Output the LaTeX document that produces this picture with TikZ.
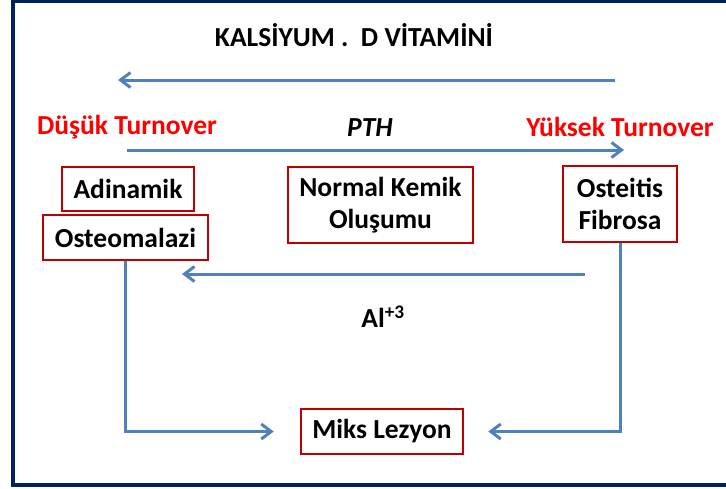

* * *

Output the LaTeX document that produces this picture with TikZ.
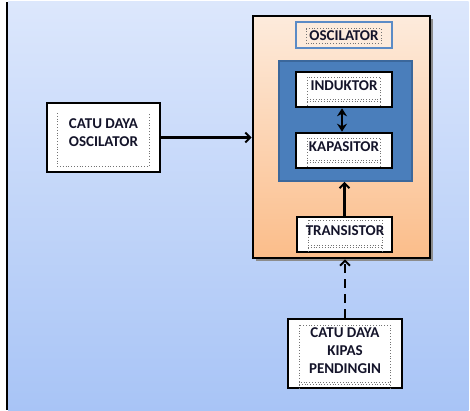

...

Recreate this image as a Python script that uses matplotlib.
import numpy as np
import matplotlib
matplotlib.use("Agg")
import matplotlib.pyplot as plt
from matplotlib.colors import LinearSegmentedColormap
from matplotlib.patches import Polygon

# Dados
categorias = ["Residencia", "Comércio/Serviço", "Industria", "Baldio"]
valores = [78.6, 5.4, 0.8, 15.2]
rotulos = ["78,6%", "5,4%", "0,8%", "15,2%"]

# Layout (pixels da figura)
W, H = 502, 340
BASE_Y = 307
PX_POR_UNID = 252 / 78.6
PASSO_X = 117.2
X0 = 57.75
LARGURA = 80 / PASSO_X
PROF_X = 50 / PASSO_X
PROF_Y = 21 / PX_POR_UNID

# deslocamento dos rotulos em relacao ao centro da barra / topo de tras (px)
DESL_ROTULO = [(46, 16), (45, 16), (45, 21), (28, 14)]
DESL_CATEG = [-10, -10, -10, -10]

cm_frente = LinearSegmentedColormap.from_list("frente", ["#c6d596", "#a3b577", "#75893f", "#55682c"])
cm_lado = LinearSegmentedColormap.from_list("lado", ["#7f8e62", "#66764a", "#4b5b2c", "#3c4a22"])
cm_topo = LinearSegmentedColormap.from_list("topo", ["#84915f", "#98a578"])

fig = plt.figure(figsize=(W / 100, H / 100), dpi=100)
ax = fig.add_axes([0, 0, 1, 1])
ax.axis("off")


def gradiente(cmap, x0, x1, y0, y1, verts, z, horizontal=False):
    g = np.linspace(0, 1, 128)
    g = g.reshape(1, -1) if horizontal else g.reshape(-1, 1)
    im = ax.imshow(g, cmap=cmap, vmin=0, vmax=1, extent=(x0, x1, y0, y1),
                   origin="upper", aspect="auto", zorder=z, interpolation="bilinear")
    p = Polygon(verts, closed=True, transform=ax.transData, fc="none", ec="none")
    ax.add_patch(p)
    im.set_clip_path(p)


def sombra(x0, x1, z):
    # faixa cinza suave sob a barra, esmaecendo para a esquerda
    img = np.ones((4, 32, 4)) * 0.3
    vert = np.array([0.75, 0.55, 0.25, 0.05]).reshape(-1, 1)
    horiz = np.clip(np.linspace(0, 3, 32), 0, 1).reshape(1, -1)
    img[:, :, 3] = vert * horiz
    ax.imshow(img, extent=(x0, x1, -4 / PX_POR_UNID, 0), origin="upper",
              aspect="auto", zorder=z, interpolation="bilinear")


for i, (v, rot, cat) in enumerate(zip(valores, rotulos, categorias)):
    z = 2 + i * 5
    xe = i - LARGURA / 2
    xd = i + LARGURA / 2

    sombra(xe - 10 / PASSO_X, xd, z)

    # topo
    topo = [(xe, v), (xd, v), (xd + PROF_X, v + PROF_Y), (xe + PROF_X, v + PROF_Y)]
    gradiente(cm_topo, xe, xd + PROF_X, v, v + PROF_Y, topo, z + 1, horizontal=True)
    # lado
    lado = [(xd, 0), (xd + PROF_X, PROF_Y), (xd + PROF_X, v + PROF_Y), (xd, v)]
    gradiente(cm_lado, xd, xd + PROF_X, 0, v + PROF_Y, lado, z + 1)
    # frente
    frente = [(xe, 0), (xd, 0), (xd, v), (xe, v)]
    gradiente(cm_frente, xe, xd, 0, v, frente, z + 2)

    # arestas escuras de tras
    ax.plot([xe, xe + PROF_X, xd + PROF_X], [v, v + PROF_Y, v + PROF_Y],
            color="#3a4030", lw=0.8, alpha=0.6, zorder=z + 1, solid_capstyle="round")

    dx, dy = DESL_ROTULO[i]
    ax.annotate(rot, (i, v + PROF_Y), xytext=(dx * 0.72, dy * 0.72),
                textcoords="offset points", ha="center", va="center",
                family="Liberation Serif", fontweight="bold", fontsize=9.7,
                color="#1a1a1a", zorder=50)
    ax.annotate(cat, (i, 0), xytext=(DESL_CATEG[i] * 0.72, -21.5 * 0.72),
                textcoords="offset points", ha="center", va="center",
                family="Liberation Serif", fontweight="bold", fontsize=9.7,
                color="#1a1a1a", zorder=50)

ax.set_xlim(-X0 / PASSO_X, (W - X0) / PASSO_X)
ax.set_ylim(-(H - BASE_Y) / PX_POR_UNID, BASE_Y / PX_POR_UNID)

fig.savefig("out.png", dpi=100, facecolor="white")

* Goal of the exercise:
Exactly the lines from the line with "Recreate this image" to the line with "im.set_clip_path(p)", both included, are to be extracted, and no others.

* Full response:
Recreate this image as a Python script that uses matplotlib.
import numpy as np
import matplotlib
matplotlib.use("Agg")
import matplotlib.pyplot as plt
from matplotlib.colors import LinearSegmentedColormap
from matplotlib.patches import Polygon

# Dados
categorias = ["Residencia", "Comércio/Serviço", "Industria", "Baldio"]
valores = [78.6, 5.4, 0.8, 15.2]
rotulos = ["78,6%", "5,4%", "0,8%", "15,2%"]

# Layout (pixels da figura)
W, H = 502, 340
BASE_Y = 307
PX_POR_UNID = 252 / 78.6
PASSO_X = 117.2
X0 = 57.75
LARGURA = 80 / PASSO_X
PROF_X = 50 / PASSO_X
PROF_Y = 21 / PX_POR_UNID

# deslocamento dos rotulos em relacao ao centro da barra / topo de tras (px)
DESL_ROTULO = [(46, 16), (45, 16), (45, 21), (28, 14)]
DESL_CATEG = [-10, -10, -10, -10]

cm_frente = LinearSegmentedColormap.from_list("frente", ["#c6d596", "#a3b577", "#75893f", "#55682c"])
cm_lado = LinearSegmentedColormap.from_list("lado", ["#7f8e62", "#66764a", "#4b5b2c", "#3c4a22"])
cm_topo = LinearSegmentedColormap.from_list("topo", ["#84915f", "#98a578"])

fig = plt.figure(figsize=(W / 100, H / 100), dpi=100)
ax = fig.add_axes([0, 0, 1, 1])
ax.axis("off")


def gradiente(cmap, x0, x1, y0, y1, verts, z, horizontal=False):
    g = np.linspace(0, 1, 128)
    g = g.reshape(1, -1) if horizontal else g.reshape(-1, 1)
    im = ax.imshow(g, cmap=cmap, vmin=0, vmax=1, extent=(x0, x1, y0, y1),
                   origin="upper", aspect="auto", zorder=z, interpolation="bilinear")
    p = Polygon(verts, closed=True, transform=ax.transData, fc="none", ec="none")
    ax.add_patch(p)
    im.set_clip_path(p)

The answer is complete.